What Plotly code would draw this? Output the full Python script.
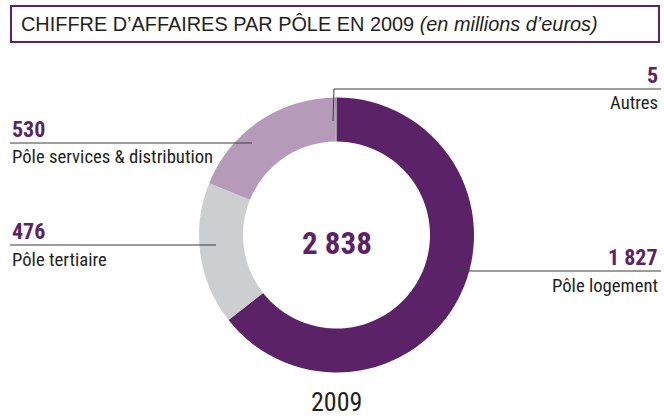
--
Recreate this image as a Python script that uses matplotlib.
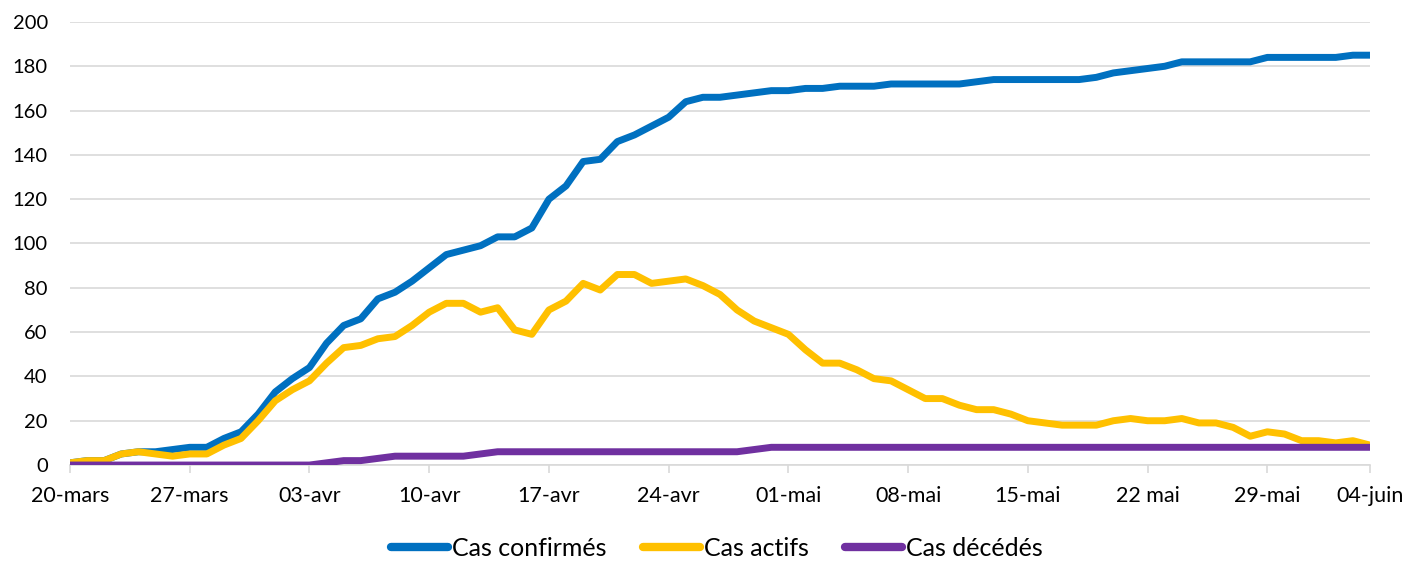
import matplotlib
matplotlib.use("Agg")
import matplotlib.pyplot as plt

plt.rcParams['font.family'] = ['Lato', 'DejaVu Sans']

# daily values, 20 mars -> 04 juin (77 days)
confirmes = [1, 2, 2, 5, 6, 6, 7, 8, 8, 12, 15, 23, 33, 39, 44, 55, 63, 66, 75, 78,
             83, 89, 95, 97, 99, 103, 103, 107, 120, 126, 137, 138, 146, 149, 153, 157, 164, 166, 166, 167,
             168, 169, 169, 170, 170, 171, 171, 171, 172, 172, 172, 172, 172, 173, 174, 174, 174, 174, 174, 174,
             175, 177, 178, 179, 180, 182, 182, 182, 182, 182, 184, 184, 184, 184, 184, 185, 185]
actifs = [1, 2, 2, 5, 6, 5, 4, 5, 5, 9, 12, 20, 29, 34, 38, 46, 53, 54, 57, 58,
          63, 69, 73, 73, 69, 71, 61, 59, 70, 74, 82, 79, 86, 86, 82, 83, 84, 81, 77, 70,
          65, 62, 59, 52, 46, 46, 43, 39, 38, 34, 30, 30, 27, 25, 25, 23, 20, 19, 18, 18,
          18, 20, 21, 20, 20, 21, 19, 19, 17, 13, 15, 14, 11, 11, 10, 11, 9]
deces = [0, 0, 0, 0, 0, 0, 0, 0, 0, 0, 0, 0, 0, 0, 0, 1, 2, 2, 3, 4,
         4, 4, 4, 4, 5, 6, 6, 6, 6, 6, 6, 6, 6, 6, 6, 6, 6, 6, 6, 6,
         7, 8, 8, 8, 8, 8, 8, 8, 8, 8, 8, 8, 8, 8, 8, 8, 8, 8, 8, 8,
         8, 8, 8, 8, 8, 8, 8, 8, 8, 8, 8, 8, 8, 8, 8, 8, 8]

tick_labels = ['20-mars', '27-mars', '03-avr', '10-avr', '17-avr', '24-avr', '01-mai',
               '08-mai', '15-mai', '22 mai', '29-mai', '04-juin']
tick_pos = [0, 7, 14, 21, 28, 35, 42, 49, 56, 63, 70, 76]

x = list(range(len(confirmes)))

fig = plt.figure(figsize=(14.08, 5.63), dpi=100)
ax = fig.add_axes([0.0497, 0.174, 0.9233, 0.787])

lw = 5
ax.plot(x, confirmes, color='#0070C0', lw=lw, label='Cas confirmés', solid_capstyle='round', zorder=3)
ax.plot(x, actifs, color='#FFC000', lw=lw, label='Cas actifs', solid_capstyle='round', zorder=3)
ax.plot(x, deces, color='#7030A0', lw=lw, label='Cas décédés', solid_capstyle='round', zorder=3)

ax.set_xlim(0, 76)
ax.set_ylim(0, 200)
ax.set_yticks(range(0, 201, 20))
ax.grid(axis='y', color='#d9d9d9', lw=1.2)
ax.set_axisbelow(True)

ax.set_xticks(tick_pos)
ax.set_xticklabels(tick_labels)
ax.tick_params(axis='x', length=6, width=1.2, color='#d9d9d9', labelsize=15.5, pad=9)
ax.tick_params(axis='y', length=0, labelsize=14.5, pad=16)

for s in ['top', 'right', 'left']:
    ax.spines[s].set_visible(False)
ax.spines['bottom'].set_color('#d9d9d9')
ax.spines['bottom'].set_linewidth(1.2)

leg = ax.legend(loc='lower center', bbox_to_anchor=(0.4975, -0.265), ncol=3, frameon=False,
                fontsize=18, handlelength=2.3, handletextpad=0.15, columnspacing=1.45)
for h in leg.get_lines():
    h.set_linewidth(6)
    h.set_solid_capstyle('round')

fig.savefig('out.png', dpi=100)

◆ Task to complete: Word for word, repeat the lines above from the one with "Recreate this image" through the one with "plt.rcParams['font.family'] = ['Lato', 'DejaVu", and nothing beyond them. Omit the pictures.

◆ Output of the exercise:
Recreate this image as a Python script that uses matplotlib.
import matplotlib
matplotlib.use("Agg")
import matplotlib.pyplot as plt

plt.rcParams['font.family'] = ['Lato', 'DejaVu Sans']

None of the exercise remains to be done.